API10:2023 Unsafe Consumption of APIs. New in 2023. Your API consumes data from a third-party API without validating it, allowing attackers to compromise your system through the upstream service. The fix: treat third-party API responses with the same skepticism as user input.
References
- OWASP Foundation, OWASP API Security Top 10 (2023 Edition), June 2023
- Salt Security, State of API Security Report Q1 2023, 2023
- IBM Security, Cost of a Data Breach Report 2023, July 2023
- Cloudflare, API Security and Traffic Analysis, 2024
- KrebsOnSecurity, USPS Site Exposed Data on 60 Million Users, November 2018
- TechCrunch, Peloton Bug Exposed Private Account Data, January 2021
- T-Mobile, SEC 8-K Filing: API Data Breach Disclosure, January 2023
- UpGuard, Microsoft Power Apps Data Exposure, August 2021
- IETF, OAuth 2.1 Authorization Framework (Draft), 2023
- Auth0, CVE-2022-23529: JWT Arbitrary Code Execution, January 2023
Frequently Asked Questions
Broken Object Level Authorization (BOLA) is the most common API vulnerability, accounting for roughly 40% of all API attacks according to OWASP and Salt Security data. It occurs when an API endpoint accepts a resource identifier from the caller and returns the resource without verifying ownership. Peloton, USPS, and Twitter all suffered breaches through this exact vulnerability pattern.
Use OAuth 2.0 with OpenID Connect for user-facing APIs where delegated authorization and granular scopes are needed. Use API keys only for simple server-to-server integrations where the calling service is trusted and the communication channel is secure. Never use API keys as the sole authentication mechanism for public-facing endpoints. Over 95% of major public APIs (Google, Stripe, GitHub) use OAuth 2.0.
Rate limits depend on your endpoint type and expected usage. A common baseline is 100 requests per minute for general endpoints and 5 requests per minute for authentication endpoints (login, password reset). For data-heavy endpoints, limit by both request count and data volume. Always implement limits at multiple levels: per-user, per-IP, and per-endpoint. Monitor actual usage patterns for 2 weeks before tightening limits.
Enforce the expected signing algorithm on the server side (never let the token header dictate the algorithm). Reject tokens with alg:none. Always validate the exp, iss, aud, and nbf claims on every request. Use RS256 (asymmetric) over HS256 (symmetric) for public-facing APIs so the signing key stays server-side. Keep access token lifetimes under 15 minutes and use rotating refresh tokens for longer sessions.
API-related breaches cost between $4.1 million and $6.1 million on average, above the general data breach average of $4.45 million reported by IBM’s 2023 Cost of a Data Breach study. The actual cost varies by industry and breach size. Optus’s 2022 breach through a single unauthenticated API endpoint resulted in estimated remediation costs exceeding $140 million, including regulatory fines, legal settlements, and customer notification costs.
Shadow APIs are endpoints running in production that do not appear in any documentation, API gateway, or security scan.
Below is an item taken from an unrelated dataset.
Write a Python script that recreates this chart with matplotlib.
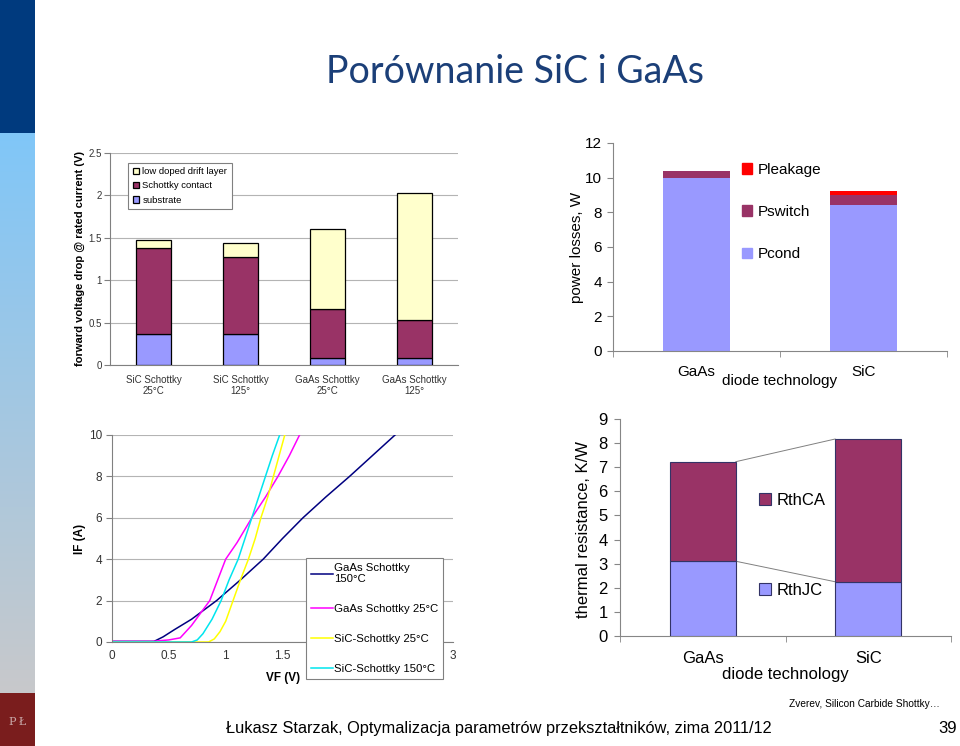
import numpy as np
import matplotlib
matplotlib.use("Agg")
import matplotlib.pyplot as plt
from matplotlib.patches import Patch

W, H = 960, 746

plt.rcParams["font.family"] = ["Liberation Sans", "DejaVu Sans"]

# forward voltage drop components (top left)
vf_categories = ["SiC Schottky\n25°C", "SiC Schottky\n125°", "GaAs Schottky\n25°C", "GaAs Schottky\n125°"]
vf_substrate = [0.36, 0.36, 0.08, 0.08]
vf_schottky = [1.02, 0.91, 0.58, 0.45]
vf_drift = [0.09, 0.17, 0.94, 1.50]
vf_ticks = [0, 0.5, 1, 1.5, 2, 2.5]

# power losses (top right)
loss_categories = ["GaAs", "SiC"]
p_cond = [10.0, 8.4]
p_switch = [0.4, 0.62]
p_leakage = [0.0, 0.2]

# IF(VF) characteristics (bottom left)
gaas150_v = [0, 0.37, 0.45, 0.55, 0.7, 0.92, 1.13, 1.33, 1.5, 1.68, 1.88, 2.09, 2.29, 2.49]
gaas150_i = [0.03, 0.03, 0.25, 0.6, 1.1, 2, 3, 4, 5, 6, 7, 8, 9, 10]
gaas25_v = [0, 0.35, 0.5, 0.6, 0.7, 0.8, 0.86, 0.93, 1.0, 1.1, 1.23, 1.35, 1.46, 1.56, 1.65]
gaas25_i = [0.03, 0.03, 0.1, 0.2, 0.8, 1.55, 2, 3, 4, 4.8, 6, 7, 8, 9, 10]
sic25_v = [0, 0.85, 0.9, 0.95, 1.0, 1.065, 1.13, 1.2, 1.26, 1.31, 1.37, 1.42, 1.47, 1.52]
sic25_i = [0, 0, 0.15, 0.5, 1.0, 2, 3, 4, 5, 6, 7, 8, 9, 10]
sic150_v = [0, 0.7, 0.75, 0.8, 0.88, 0.96, 1.03, 1.11, 1.17, 1.23, 1.29, 1.35, 1.41, 1.475]
sic150_i = [0, 0, 0.1, 0.4, 1.1, 2, 3, 4, 5, 6, 7, 8, 9, 10]
if_ticks = [0, 2, 4, 6, 8, 10]
vf_axis_ticks = [0, 0.5, 1, 1.5, 2, 2.5, 3]

# thermal resistance (bottom right)
rth_categories = ["GaAs", "SiC"]
rth_jc = [3.1, 2.25]
rth_ca = [4.13, 5.92]

C_BLUE = "#9999ff"
C_PLUM = "#993366"
C_CREAM = "#ffffcc"
AX_GRAY = "#868686"


def frac(left, top, right, bottom):
    return [left / W, (H - bottom) / H, (right - left) / W, (bottom - top) / H]


fig = plt.figure(figsize=(W / 100, H / 100), dpi=100)
fig.patch.set_facecolor("white")

# sidebar
side = fig.add_axes([0, 0, 35 / W, 1])
rows = np.zeros((H, 1, 3))
top_c = np.array([0x00, 0x3a, 0x7e]) / 255
g0 = np.array([0x80, 0xc6, 0xf8]) / 255
g1 = np.array([0xc8, 0xc9, 0xcb]) / 255
red_c = np.array([0x7a, 0x1d, 0x1d]) / 255
for r in range(H):
    if r < 133:
        rows[r, 0] = top_c
    elif r < 693:
        t = (r - 133) / (693 - 133)
        rows[r, 0] = g0 * (1 - t) + g1 * t
    else:
        rows[r, 0] = red_c
side.imshow(rows, aspect="auto", extent=[0, 1, H, 0])
side.set_axis_off()
side.text(0.5, 722, "P\u2009Ł", color="#c9a9a9", fontsize=8, ha="center", va="center",
          family="DejaVu Serif")

# title and footer
fig.text(515 / W, 1 - 72 / H, "Porównanie SiC i GaAs", color="#1b3f78", fontsize=27,
         ha="center", va="center", family=["Lato", "DejaVu Sans"])
fig.text(499 / W, 1 - 733 / H,
         "Łukasz Starzak, Optymalizacja parametrów przekształtników, zima 2011/12",
         fontsize=11.8, ha="center", va="baseline")
fig.text(957 / W, 1 - 733 / H, "39", fontsize=12, ha="right", va="baseline")
fig.text(940 / W, 1 - 704 / H, "Zverev, Silicon Carbide Shottky…", fontsize=7.3,
         ha="right", va="center")

# ---- top left: forward voltage drop
ax1 = fig.add_axes(frac(110, 153, 458, 365))
x1 = np.arange(len(vf_categories))
b2 = np.add(vf_substrate, vf_schottky)
ax1.bar(x1, vf_substrate, 0.4, color=C_BLUE, edgecolor="black", lw=0.9, zorder=3)
ax1.bar(x1, vf_schottky, 0.4, bottom=vf_substrate, color=C_PLUM, edgecolor="black", lw=0.9, zorder=3)
ax1.bar(x1, vf_drift, 0.4, bottom=b2, color=C_CREAM, edgecolor="black", lw=0.9, zorder=3)
ax1.set_xlim(-0.5, len(vf_categories) - 0.5)
ax1.set_ylim(0, 2.5)
ax1.set_yticks(vf_ticks)
ax1.set_yticklabels(["0", "0.5", "1", "1.5", "2", "2.5"])
ax1.set_xticks(x1)
ax1.set_xticklabels(vf_categories)
ax1.grid(axis="y", color="#b4b4b4", lw=0.8, zorder=0)
for s in ["top", "right"]:
    ax1.spines[s].set_visible(False)
for s in ["left", "bottom"]:
    ax1.spines[s].set_color("#808080")
ax1.tick_params(axis="y", direction="out", length=4, color="#808080", labelsize=7,
                labelcolor="#333333", pad=2)
ax1.tick_params(axis="x", length=0, labelsize=7, labelcolor="#333333", pad=7)
ax1.set_ylabel("forward voltage drop @ rated current (V)", fontsize=8, fontweight="bold",
               va="center")
ax1.yaxis.set_label_coords((80 - 110) / 348, 0.5)
h1 = [Patch(facecolor=C_CREAM, edgecolor="black", lw=0.9),
      Patch(facecolor=C_PLUM, edgecolor="black", lw=0.9),
      Patch(facecolor=C_BLUE, edgecolor="black", lw=0.9)]
leg1 = ax1.legend(h1, ["low doped drift layer", "Schottky contact", "substrate"],
                  loc="upper left", bbox_to_anchor=(0.052, 0.955), fontsize=6.8,
                  fancybox=False, edgecolor="#808080", framealpha=1,
                  handlelength=0.7, handleheight=0.7, handletextpad=0.3,
                  labelspacing=0.55, borderpad=0.5, borderaxespad=0)
leg1.get_frame().set_linewidth(0.8)
leg1.set_zorder(5)

# ---- top right: power losses
ax2 = fig.add_axes(frac(613, 143, 947, 351))
x2 = np.arange(len(loss_categories))
bs = np.add(p_cond, p_switch)
ax2.bar(x2, p_cond, 0.4, color=C_BLUE, label="Pcond")
ax2.bar(x2, p_switch, 0.4, bottom=p_cond, color=C_PLUM, label="Pswitch")
ax2.bar(x2, p_leakage, 0.4, bottom=bs, color="#ff0000", label="Pleakage")
ax2.set_xlim(-0.5, len(loss_categories) - 0.5)
ax2.set_ylim(0, 12)
ax2.set_yticks(range(0, 13, 2))
ax2.set_xticks(x2)
ax2.set_xticklabels(loss_categories)
ax2.set_xticks([-0.5, 0.5, 1.5], minor=True)
for s in ["top", "right"]:
    ax2.spines[s].set_visible(False)
for s in ["left", "bottom"]:
    ax2.spines[s].set_color(AX_GRAY)
ax2.tick_params(axis="y", direction="out", length=4, color=AX_GRAY, labelsize=11, pad=4)
ax2.tick_params(axis="x", which="major", length=0, labelsize=11, pad=10)
ax2.tick_params(axis="x", which="minor", direction="out", length=4, color=AX_GRAY)
ax2.set_ylabel("power losses, W", fontsize=11, va="center")
ax2.yaxis.set_label_coords((577 - 613) / 334, 0.5)
ax2.set_xlabel("diode technology", fontsize=11)
ax2.xaxis.set_label_coords(0.5, (351 - 374) / 208)
h2 = [Patch(color="#ff0000"), Patch(color=C_PLUM), Patch(color=C_BLUE)]
ax2.legend(h2, ["Pleakage", "Pswitch", "Pcond"], loc="upper left",
           bbox_to_anchor=(0.385, 0.905), frameon=False, fontsize=11,
           handlelength=0.7, handleheight=0.7, handletextpad=0.35,
           labelspacing=1.85, borderaxespad=0, borderpad=0)

# ---- bottom left: IF(VF)
ax3 = fig.add_axes(frac(112, 435, 453, 642))
ax3.plot(gaas150_v, gaas150_i, color="#000080", lw=1.1, label="GaAs Schottky\n150°C")
ax3.plot(gaas25_v, gaas25_i, color="#ff00ff", lw=1.1, label="GaAs Schottky 25°C")
ax3.plot(sic25_v, sic25_i, color="#ffff00", lw=1.1, label="SiC-Schottky 25°C")
ax3.plot(sic150_v, sic150_i, color="#00e5ee", lw=1.1, label="SiC-Schottky 150°C")
ax3.set_xlim(0, 3)
ax3.set_ylim(0, 10)
ax3.set_xticks(vf_axis_ticks)
ax3.set_xticklabels(["0", "0.5", "1", "1.5", "2", "2.5", "3"])
ax3.set_yticks(if_ticks)
ax3.grid(axis="y", color="#b4b4b4", lw=0.8, zorder=0)
for s in ["top", "right"]:
    ax3.spines[s].set_visible(False)
for s in ["left", "bottom"]:
    ax3.spines[s].set_color("#808080")
ax3.tick_params(axis="y", direction="out", length=4, color="#808080", labelsize=8.5,
                labelcolor="#333333", pad=3)
ax3.tick_params(axis="x", length=0, labelsize=8.5, labelcolor="#333333", pad=6)
ax3.set_ylabel("IF (A)", fontsize=8.5, fontweight="bold", va="center")
ax3.yaxis.set_label_coords((80 - 112) / 341, 0.5)
ax3.set_xlabel("VF (V)", fontsize=8.5, fontweight="bold")
ax3.xaxis.set_label_coords((283 - 112) / 341, (642 - 672) / 207)
leg3 = ax3.legend(loc="upper left", bbox_to_anchor=(0.57, 0.405), fontsize=8.2,
                  fancybox=False, edgecolor="#808080", framealpha=1,
                  handlelength=1.9, handletextpad=0.1, labelspacing=1.75,
                  borderpad=0.4, borderaxespad=0)
leg3.get_frame().set_linewidth(0.8)
leg3.set_zorder(5)

# ---- bottom right: thermal resistance
ax4 = fig.add_axes(frac(620, 419, 951, 636))
x4 = np.arange(len(rth_categories))
bw = 0.4
ax4.bar(x4, rth_jc, bw, color=C_BLUE, edgecolor="#333366", lw=0.8, zorder=3)
ax4.bar(x4, rth_ca, bw, bottom=rth_jc, color=C_PLUM, edgecolor="#333366", lw=0.8, zorder=3)
rth_tot = np.add(rth_jc, rth_ca)
ax4.plot([x4[0] + bw / 2, x4[1] - bw / 2], [rth_jc[0], rth_jc[1]], color="#808080", lw=0.7, zorder=2)
ax4.plot([x4[0] + bw / 2, x4[1] - bw / 2], [rth_tot[0], rth_tot[1]], color="#808080", lw=0.7, zorder=2)
ax4.set_xlim(-0.5, len(rth_categories) - 0.5)
ax4.set_ylim(0, 9)
ax4.set_yticks(range(0, 10))
ax4.set_xticks(x4)
ax4.set_xticklabels(rth_categories)
ax4.set_xticks([-0.5, 0.5, 1.5], minor=True)
for s in ["top", "right"]:
    ax4.spines[s].set_visible(False)
for s in ["left", "bottom"]:
    ax4.spines[s].set_color(AX_GRAY)
ax4.tick_params(axis="y", direction="out", length=4, color=AX_GRAY, labelsize=12, pad=5)
ax4.tick_params(axis="x", which="major", length=0, labelsize=12, pad=11)
ax4.tick_params(axis="x", which="minor", direction="out", length=4, color=AX_GRAY)
ax4.set_ylabel("thermal resistance, K/W", fontsize=12, va="center")
ax4.yaxis.set_label_coords((583 - 620) / 331, 0.49)
ax4.set_xlabel("diode technology", fontsize=12)
ax4.xaxis.set_label_coords(0.5, (636 - 667) / 217)
h4 = [Patch(facecolor=C_PLUM, edgecolor="#333366", lw=0.8),
      Patch(facecolor=C_BLUE, edgecolor="#333366", lw=0.8)]
ax4.legend(h4, ["RthCA", "RthJC"], loc="upper left", bbox_to_anchor=(0.42, 0.66),
           frameon=False, fontsize=12, handlelength=0.7, handleheight=0.7,
           handletextpad=0.35, labelspacing=4.5, borderaxespad=0, borderpad=0)

fig.savefig("out.png", dpi=100)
They include test endpoints that were never removed, deprecated versions that still accept traffic, and internal services accidentally exposed through misconfigured infrastructure. Gartner estimates that less than 50% of enterprise APIs are managed. Optus’s 2022 breach came through an unauthenticated endpoint that should not have been reachable from the public internet.
For specification auditing, 42Crunch scans OpenAPI specs for misconfigurations. For dynamic testing, OWASP ZAP and Burp Suite run automated scans against live endpoints. For secret detection in code, GitLeaks and TruffleHog scan repositories for hardcoded API keys and tokens. For runtime protection in production, Salt Security and Traceable AI monitor live API traffic for behavioral anomalies. Run spec audits in CI/CD pipelines and dynamic scans against staging environments before every release.